Reproduce exactly the opening lines of the listing, stopping after the line that contains "const legendSlots = [615, 933, 1093, 1443];" and including it.
== RECORD EXCERPTS ==
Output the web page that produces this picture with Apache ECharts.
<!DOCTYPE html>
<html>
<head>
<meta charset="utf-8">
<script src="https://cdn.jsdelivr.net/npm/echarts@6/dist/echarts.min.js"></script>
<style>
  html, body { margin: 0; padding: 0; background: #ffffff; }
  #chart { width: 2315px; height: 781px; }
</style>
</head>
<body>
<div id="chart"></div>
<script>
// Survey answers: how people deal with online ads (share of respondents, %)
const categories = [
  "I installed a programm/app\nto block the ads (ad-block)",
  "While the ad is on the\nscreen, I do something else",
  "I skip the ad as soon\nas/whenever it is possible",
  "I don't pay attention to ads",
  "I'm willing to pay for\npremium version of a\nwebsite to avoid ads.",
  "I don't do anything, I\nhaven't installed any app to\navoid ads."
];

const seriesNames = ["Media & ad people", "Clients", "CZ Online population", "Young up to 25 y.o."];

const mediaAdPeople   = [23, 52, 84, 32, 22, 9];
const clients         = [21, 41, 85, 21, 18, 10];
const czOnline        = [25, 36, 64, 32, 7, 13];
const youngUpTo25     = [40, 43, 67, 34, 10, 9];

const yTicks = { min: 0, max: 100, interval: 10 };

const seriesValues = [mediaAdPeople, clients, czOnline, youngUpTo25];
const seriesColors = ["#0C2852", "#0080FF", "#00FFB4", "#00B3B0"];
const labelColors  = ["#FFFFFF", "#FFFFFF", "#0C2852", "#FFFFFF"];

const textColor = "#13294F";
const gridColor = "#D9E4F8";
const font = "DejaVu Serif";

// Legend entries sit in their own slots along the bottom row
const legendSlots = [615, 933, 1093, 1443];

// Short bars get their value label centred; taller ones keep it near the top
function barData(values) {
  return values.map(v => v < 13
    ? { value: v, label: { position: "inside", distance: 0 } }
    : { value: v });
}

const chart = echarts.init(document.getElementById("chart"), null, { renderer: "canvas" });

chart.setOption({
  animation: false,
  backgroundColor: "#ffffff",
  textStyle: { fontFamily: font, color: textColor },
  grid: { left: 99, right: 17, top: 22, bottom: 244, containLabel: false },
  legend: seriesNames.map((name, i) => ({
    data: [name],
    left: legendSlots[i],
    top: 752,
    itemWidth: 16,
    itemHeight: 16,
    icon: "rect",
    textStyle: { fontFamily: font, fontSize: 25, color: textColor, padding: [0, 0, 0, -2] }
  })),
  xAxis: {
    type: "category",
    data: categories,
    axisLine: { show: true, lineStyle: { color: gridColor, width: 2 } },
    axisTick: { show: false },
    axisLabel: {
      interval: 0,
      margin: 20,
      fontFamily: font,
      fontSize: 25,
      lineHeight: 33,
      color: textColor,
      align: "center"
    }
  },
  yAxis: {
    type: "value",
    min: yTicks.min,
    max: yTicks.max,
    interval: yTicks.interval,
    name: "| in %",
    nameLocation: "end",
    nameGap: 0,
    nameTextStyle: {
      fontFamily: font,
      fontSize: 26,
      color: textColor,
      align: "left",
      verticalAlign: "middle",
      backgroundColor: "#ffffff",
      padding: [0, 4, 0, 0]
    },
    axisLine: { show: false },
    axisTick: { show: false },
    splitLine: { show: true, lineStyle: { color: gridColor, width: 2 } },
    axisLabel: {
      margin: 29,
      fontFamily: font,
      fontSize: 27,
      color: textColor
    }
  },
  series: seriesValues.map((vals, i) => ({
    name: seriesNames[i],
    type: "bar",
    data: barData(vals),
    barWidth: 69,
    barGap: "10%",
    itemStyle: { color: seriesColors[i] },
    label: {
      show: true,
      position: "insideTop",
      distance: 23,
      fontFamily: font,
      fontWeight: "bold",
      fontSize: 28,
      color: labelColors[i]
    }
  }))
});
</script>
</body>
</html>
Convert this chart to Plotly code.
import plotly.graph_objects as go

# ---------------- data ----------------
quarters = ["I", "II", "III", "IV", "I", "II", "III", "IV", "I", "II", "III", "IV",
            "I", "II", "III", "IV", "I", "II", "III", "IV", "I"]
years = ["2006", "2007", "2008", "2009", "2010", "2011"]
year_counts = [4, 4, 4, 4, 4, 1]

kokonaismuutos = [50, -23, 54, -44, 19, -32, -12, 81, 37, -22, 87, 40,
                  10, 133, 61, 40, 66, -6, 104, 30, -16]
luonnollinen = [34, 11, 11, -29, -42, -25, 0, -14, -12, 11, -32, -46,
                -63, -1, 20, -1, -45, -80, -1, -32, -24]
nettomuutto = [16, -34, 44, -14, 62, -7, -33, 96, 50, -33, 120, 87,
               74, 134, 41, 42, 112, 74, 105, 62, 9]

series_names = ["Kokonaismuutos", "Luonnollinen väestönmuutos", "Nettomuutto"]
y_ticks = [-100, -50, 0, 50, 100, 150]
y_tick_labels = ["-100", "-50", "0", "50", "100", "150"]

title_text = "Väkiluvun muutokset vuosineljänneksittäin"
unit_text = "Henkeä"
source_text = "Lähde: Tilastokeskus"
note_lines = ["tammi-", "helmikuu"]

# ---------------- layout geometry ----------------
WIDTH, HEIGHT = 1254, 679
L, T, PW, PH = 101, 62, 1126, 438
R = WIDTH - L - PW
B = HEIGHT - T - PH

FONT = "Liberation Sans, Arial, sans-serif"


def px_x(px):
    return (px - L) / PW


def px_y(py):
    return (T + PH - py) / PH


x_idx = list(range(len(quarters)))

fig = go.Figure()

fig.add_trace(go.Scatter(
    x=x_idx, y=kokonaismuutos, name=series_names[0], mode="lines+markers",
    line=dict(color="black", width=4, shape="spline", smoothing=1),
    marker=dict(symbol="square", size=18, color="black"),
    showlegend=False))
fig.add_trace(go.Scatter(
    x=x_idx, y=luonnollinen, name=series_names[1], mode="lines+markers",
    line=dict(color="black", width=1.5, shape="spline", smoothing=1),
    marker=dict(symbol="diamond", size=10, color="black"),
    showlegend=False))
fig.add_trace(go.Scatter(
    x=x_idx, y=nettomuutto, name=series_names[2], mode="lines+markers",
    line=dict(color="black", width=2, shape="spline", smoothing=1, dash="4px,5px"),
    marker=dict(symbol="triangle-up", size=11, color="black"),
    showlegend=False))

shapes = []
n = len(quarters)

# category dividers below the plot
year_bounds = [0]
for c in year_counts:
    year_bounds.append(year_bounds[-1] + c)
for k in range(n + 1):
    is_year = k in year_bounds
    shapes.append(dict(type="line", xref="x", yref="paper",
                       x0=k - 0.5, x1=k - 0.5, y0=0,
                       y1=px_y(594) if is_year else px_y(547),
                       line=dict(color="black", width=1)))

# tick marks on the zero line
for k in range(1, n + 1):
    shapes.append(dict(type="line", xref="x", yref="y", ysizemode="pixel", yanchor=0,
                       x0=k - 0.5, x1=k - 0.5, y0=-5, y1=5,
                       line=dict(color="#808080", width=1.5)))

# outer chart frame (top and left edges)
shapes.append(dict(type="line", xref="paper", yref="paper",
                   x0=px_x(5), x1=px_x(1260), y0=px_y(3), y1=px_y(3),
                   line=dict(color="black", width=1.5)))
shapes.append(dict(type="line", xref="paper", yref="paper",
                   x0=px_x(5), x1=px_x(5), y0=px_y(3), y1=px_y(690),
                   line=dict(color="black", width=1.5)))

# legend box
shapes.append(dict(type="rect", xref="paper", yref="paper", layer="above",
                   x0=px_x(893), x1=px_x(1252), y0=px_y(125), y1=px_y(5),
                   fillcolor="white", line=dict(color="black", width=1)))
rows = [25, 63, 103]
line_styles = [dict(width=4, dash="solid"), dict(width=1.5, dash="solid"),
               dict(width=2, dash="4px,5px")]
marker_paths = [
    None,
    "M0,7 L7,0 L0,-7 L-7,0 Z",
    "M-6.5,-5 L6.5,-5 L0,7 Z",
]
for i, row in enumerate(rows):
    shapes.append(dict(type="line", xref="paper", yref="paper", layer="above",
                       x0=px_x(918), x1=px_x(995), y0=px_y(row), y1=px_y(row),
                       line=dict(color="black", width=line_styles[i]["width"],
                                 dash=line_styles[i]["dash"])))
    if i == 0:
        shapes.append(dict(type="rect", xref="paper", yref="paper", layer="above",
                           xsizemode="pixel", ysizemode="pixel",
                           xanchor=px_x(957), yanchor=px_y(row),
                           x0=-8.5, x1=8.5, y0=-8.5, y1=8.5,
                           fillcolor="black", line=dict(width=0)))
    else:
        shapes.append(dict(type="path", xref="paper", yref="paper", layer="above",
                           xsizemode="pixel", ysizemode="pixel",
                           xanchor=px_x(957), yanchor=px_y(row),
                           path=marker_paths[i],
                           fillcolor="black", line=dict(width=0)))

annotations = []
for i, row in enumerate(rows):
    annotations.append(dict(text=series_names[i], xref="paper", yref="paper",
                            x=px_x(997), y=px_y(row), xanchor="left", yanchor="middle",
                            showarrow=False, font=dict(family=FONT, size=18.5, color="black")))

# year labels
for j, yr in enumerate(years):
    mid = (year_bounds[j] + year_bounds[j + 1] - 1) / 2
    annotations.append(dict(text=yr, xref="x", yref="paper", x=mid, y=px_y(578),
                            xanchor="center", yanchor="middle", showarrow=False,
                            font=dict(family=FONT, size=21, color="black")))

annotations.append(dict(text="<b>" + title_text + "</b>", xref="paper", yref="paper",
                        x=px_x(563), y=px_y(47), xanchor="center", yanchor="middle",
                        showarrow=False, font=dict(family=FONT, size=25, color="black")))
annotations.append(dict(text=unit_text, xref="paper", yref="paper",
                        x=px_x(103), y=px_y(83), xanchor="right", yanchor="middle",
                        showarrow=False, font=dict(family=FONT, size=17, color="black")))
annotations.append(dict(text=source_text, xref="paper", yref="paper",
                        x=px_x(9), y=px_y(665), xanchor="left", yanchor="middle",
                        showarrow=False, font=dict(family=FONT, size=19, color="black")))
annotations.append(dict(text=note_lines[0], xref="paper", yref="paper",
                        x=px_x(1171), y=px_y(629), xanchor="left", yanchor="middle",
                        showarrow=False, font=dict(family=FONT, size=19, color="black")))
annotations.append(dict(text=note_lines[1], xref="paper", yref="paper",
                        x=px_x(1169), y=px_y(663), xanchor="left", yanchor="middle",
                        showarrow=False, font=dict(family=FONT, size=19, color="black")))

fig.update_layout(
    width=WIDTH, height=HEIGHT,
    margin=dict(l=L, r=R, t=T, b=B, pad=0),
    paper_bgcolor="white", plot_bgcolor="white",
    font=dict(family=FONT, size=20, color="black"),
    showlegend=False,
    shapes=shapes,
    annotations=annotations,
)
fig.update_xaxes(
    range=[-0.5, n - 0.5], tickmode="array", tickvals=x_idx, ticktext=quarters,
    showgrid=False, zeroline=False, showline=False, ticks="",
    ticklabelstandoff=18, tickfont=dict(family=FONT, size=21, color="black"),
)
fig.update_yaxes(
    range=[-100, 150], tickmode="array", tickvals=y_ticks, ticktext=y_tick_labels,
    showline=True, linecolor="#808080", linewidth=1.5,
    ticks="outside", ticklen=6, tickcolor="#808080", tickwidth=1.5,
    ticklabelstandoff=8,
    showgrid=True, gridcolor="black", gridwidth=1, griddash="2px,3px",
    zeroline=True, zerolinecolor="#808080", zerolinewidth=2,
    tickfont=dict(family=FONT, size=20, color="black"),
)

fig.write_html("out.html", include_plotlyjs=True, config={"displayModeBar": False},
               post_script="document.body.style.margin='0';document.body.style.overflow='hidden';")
===
> WRITTEN ANSWER:
Output the web page that produces this picture with Apache ECharts.
<!DOCTYPE html>
<html>
<head>
<meta charset="utf-8">
<script src="https://cdn.jsdelivr.net/npm/echarts@6/dist/echarts.min.js"></script>
<style>
  html, body { margin: 0; padding: 0; background: #ffffff; }
  #chart { width: 2315px; height: 781px; }
</style>
</head>
<body>
<div id="chart"></div>
<script>
// Survey answers: how people deal with online ads (share of respondents, %)
const categories = [
  "I installed a programm/app\nto block the ads (ad-block)",
  "While the ad is on the\nscreen, I do something else",
  "I skip the ad as soon\nas/whenever it is possible",
  "I don't pay attention to ads",
  "I'm willing to pay for\npremium version of a\nwebsite to avoid ads.",
  "I don't do anything, I\nhaven't installed any app to\navoid ads."
];

const seriesNames = ["Media & ad people", "Clients", "CZ Online population", "Young up to 25 y.o."];

const mediaAdPeople   = [23, 52, 84, 32, 22, 9];
const clients         = [21, 41, 85, 21, 18, 10];
const czOnline        = [25, 36, 64, 32, 7, 13];
const youngUpTo25     = [40, 43, 67, 34, 10, 9];

const yTicks = { min: 0, max: 100, interval: 10 };

const seriesValues = [mediaAdPeople, clients, czOnline, youngUpTo25];
const seriesColors = ["#0C2852", "#0080FF", "#00FFB4", "#00B3B0"];
const labelColors  = ["#FFFFFF", "#FFFFFF", "#0C2852", "#FFFFFF"];

const textColor = "#13294F";
const gridColor = "#D9E4F8";
const font = "DejaVu Serif";

// Legend entries sit in their own slots along the bottom row
const legendSlots = [615, 933, 1093, 1443];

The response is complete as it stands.